I doubt it. In languages without sparse arrays, key-value pairs fill the same logical role. The true access semantics are either lookup by key or lookup by index. If you intended to create something that behaves exactly as JavaScript sparse arrays do, then you need professional help.

I don't think key-value pairs being the go-to for this supports the notion that they're best. Either way, you conceded the point: sparseness is a semantic feature of the data being interchanged. You just want to argue over the best way to do it.

@flabdablet said:

Yeah, it is, but it's about as good as JSON can do for a sparse array. Of course, now that I have finally understood that you don't get any control at all over the actual JSON stringify/parse process, it's all moot; you can't do better than the post-facto null-stripping you're already doing with map().

Presumably I can... it just seems like more work to find out how and fiddle with middleware internals than to just add the relevant couple lines to my own code.

@dkf said:

It's not even a particularly compact format when it comes to real sparse arrays, where the average distance between elements can be 10 or 20 entries.

Perhaps, but between [,,,,,,,,,,,,,,,,] and [{ key: 0, value: null }, ::rinse and repeat:: ], I'll take the former over the latter, which looks like XML. Maybe [{},{},{}...] is a better equivalent? I dunno. Either way, anything with internal keys in an array already having keys, even for sparse arrays, in a dynamic language, is a bit ridiculous. For C(++) or other languages where sparse arrays are truly sparse (ie, correspond to vast pieces of unused memory), a solution with internal keys might make sense. Then again, using native arrays for a sparse array (or really at all for most things) is probably asking for it in those languages.

Another relevant Python (Monty) style question is "Well, how sparse?" I could probably spend the time figuring out where in an array of size n the cost of storing extra characters for existing entries in the key/value form overwhelms the cost of extra commas for non-existing entries, but I'm going to assume that we can all figure out this tradeoff and make a rational decision.

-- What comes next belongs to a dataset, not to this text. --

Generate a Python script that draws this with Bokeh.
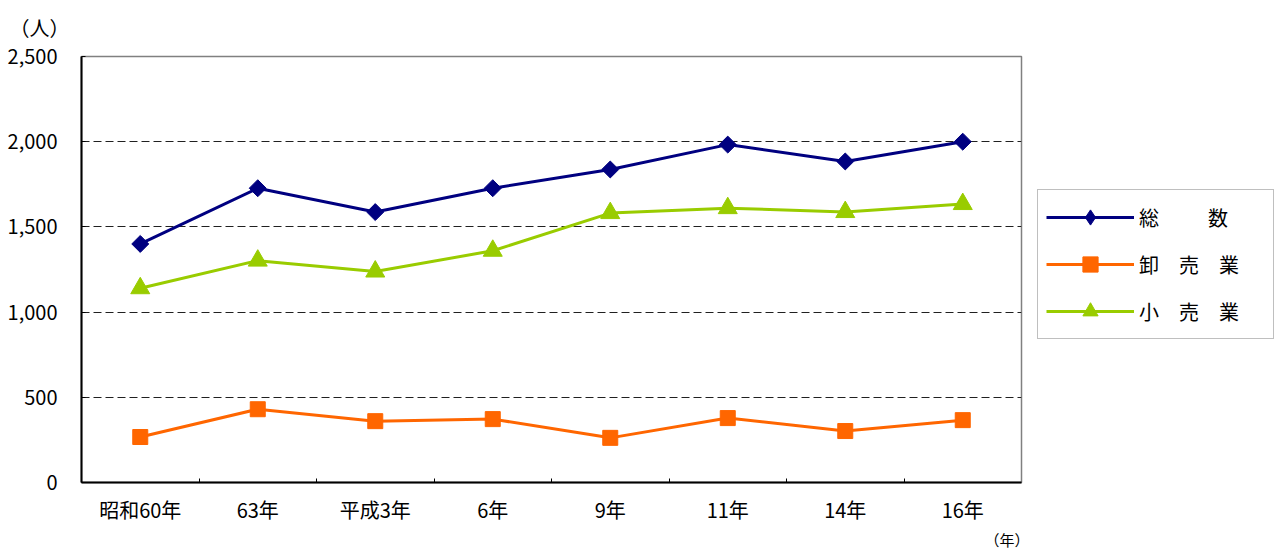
from bokeh.plotting import figure
from bokeh.layouts import row
from bokeh.models import (Range1d, FixedTicker, NumeralTickFormatter, Legend, LegendItem,
                          ColumnDataSource, Title)
from bokeh.embed import file_html
from bokeh.resources import INLINE
import math

categories = ["昭和60年", "63年", "平成3年", "6年", "9年", "11年", "14年", "16年"]
total = [1400, 1727, 1587, 1727, 1837, 1983, 1884, 2000]
wholesale = [267, 430, 360, 372, 262, 378, 302, 366]
retail = [1140, 1302, 1238, 1360, 1581, 1610, 1587, 1634]
y_ticks = [0, 500, 1000, 1500, 2000, 2500]
labels = ["総　　  数", "卸　売　業", "小　売　業"]
y_unit = "（人）"
x_unit = "（年）"

FONT = "Noto Sans CJK JP"
C_TOTAL, C_WHOLE, C_RETAIL = "#000080", "#FF6600", "#99CC00"

x = [i + 0.5 for i in range(len(categories))]
src = ColumnDataSource(dict(x=x, total=total, wholesale=wholesale, retail=retail))

p = figure(width=1029, height=549, output_backend="svg", toolbar_location=None,
           x_range=Range1d(0, len(categories)), y_range=Range1d(0, 2500),
           min_border_left=81, min_border_top=55, min_border_bottom=66, min_border_right=8)

p.outline_line_color = "#808080"
p.outline_line_width = 1.5
p.background_fill_color = "white"
p.border_fill_color = "white"

# title used as the unit label "(人)"
p.title.text = y_unit
p.title.align = "left"
p.title.vertical_align = "top"
p.title.offset = -72
p.title.standoff = 25
p.title.text_font = FONT
p.title.text_font_size = "20px"
p.title.text_font_style = "normal"
p.title.text_color = "black"

# x axis
p.xaxis.ticker = FixedTicker(ticks=x, minor_ticks=list(range(1, len(categories))))
p.xaxis.major_label_overrides = {xx: c for xx, c in zip(x, categories)}
p.xaxis.major_tick_line_color = None
p.xaxis.major_tick_out = 0
p.xaxis.major_tick_in = 0
p.xaxis.minor_tick_in = 4
p.xaxis.minor_tick_out = 0
p.xaxis.minor_tick_line_color = "black"
p.xaxis.axis_line_color = "black"
p.xaxis.axis_line_width = 2
p.xaxis.major_label_text_font = FONT
p.xaxis.major_label_text_font_size = "20px"
p.xaxis.major_label_text_color = "black"
p.xaxis.major_label_standoff = 12

# unit label "(年)" below the axis, right aligned
p.add_layout(Title(text=x_unit, align="right", offset=-8, standoff=0, text_font=FONT,
                   text_font_size="15px", text_font_style="normal", text_color="black"),
             "below")

# y axis
p.yaxis.ticker = FixedTicker(ticks=y_ticks)
p.yaxis.formatter = NumeralTickFormatter(format="0,0")
p.yaxis.major_tick_in = 4
p.yaxis.major_tick_out = 0
p.yaxis.major_tick_line_color = "black"
p.yaxis.minor_tick_line_color = None
p.yaxis.axis_line_color = "black"
p.yaxis.axis_line_width = 2
p.yaxis.major_label_text_font = FONT
p.yaxis.major_label_text_font_size = "20px"
p.yaxis.major_label_text_color = "black"
p.yaxis.major_label_standoff = 24

p.xgrid.grid_line_color = None
p.ygrid.ticker = FixedTicker(ticks=y_ticks[1:])
p.ygrid.grid_line_color = "#202020"
p.ygrid.grid_line_width = 1
p.ygrid.grid_line_dash = "8 4"

# series
p.line("x", "total", source=src, line_color=C_TOTAL, line_width=3)
p.scatter("x", "total", source=src, marker="square", angle=math.pi / 4, size=12,
          fill_color=C_TOTAL, line_color=C_TOTAL)
p.line("x", "wholesale", source=src, line_color=C_WHOLE, line_width=3)
p.scatter("x", "wholesale", source=src, marker="square", size=15,
          fill_color=C_WHOLE, line_color=C_WHOLE)
p.line("x", "retail", source=src, line_color=C_RETAIL, line_width=3)
p.scatter("x", "retail", source=src, marker="triangle", size=19,
          fill_color=C_RETAIL, line_color=C_RETAIL)

# legend panel (separate figure to the right; swatches via hidden proxy renderers)
lf = figure(width=251, height=549, output_backend="svg", toolbar_location=None,
            x_range=p.x_range, y_range=p.y_range, x_axis_type=None, y_axis_type=None,
            min_border=0)
lf.outline_line_color = None
lf.grid.visible = False
lf.background_fill_color = "white"
lf.border_fill_color = "white"

g1 = lf.line("x", "total", source=src, line_color=C_TOTAL, line_width=3, visible=False)
s1 = lf.scatter("x", "total", source=src, marker="diamond", size=19,
                fill_color=C_TOTAL, line_color=C_TOTAL, visible=False)
g2 = lf.line("x", "wholesale", source=src, line_color=C_WHOLE, line_width=3, visible=False)
s2 = lf.scatter("x", "wholesale", source=src, marker="square", size=15,
                fill_color=C_WHOLE, line_color=C_WHOLE, visible=False)
g3 = lf.line("x", "retail", source=src, line_color=C_RETAIL, line_width=3, visible=False)
s3 = lf.scatter("x", "retail", source=src, marker="triangle", size=19,
                fill_color=C_RETAIL, line_color=C_RETAIL, visible=False)

legend = Legend(items=[LegendItem(label=labels[0], renderers=[g1, s1]),
                       LegendItem(label=labels[1], renderers=[g2, s2]),
                       LegendItem(label=labels[2], renderers=[g3, s3])],
                location=(8, 143), margin=0, padding=8, spacing=9,
                glyph_width=88, glyph_height=38, label_height=38, label_width=126,
                label_standoff=5, label_text_font=FONT, label_text_font_size="20px",
                label_text_color="black",
                border_line_color="#808080", border_line_width=1.5,
                background_fill_color="white", background_fill_alpha=1.0)
lf.add_layout(legend)

layout = row(p, lf, spacing=0)
open("out.html", "w").write(file_html(layout, INLINE))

The data I'm dealing with is contiguous from load time until the user deletes something, then the undefined (null in the case of JSON-sent data) elements are intentional gaps. When saving the data (which happens when the server shuts down or when all the clients have disconnected), these are filtered and the data is contiguous again. So, barring users being really crazy, the data I'm dealing with will always have a low sparseness compared to, say, the ridiculously bad test array I posted earlier.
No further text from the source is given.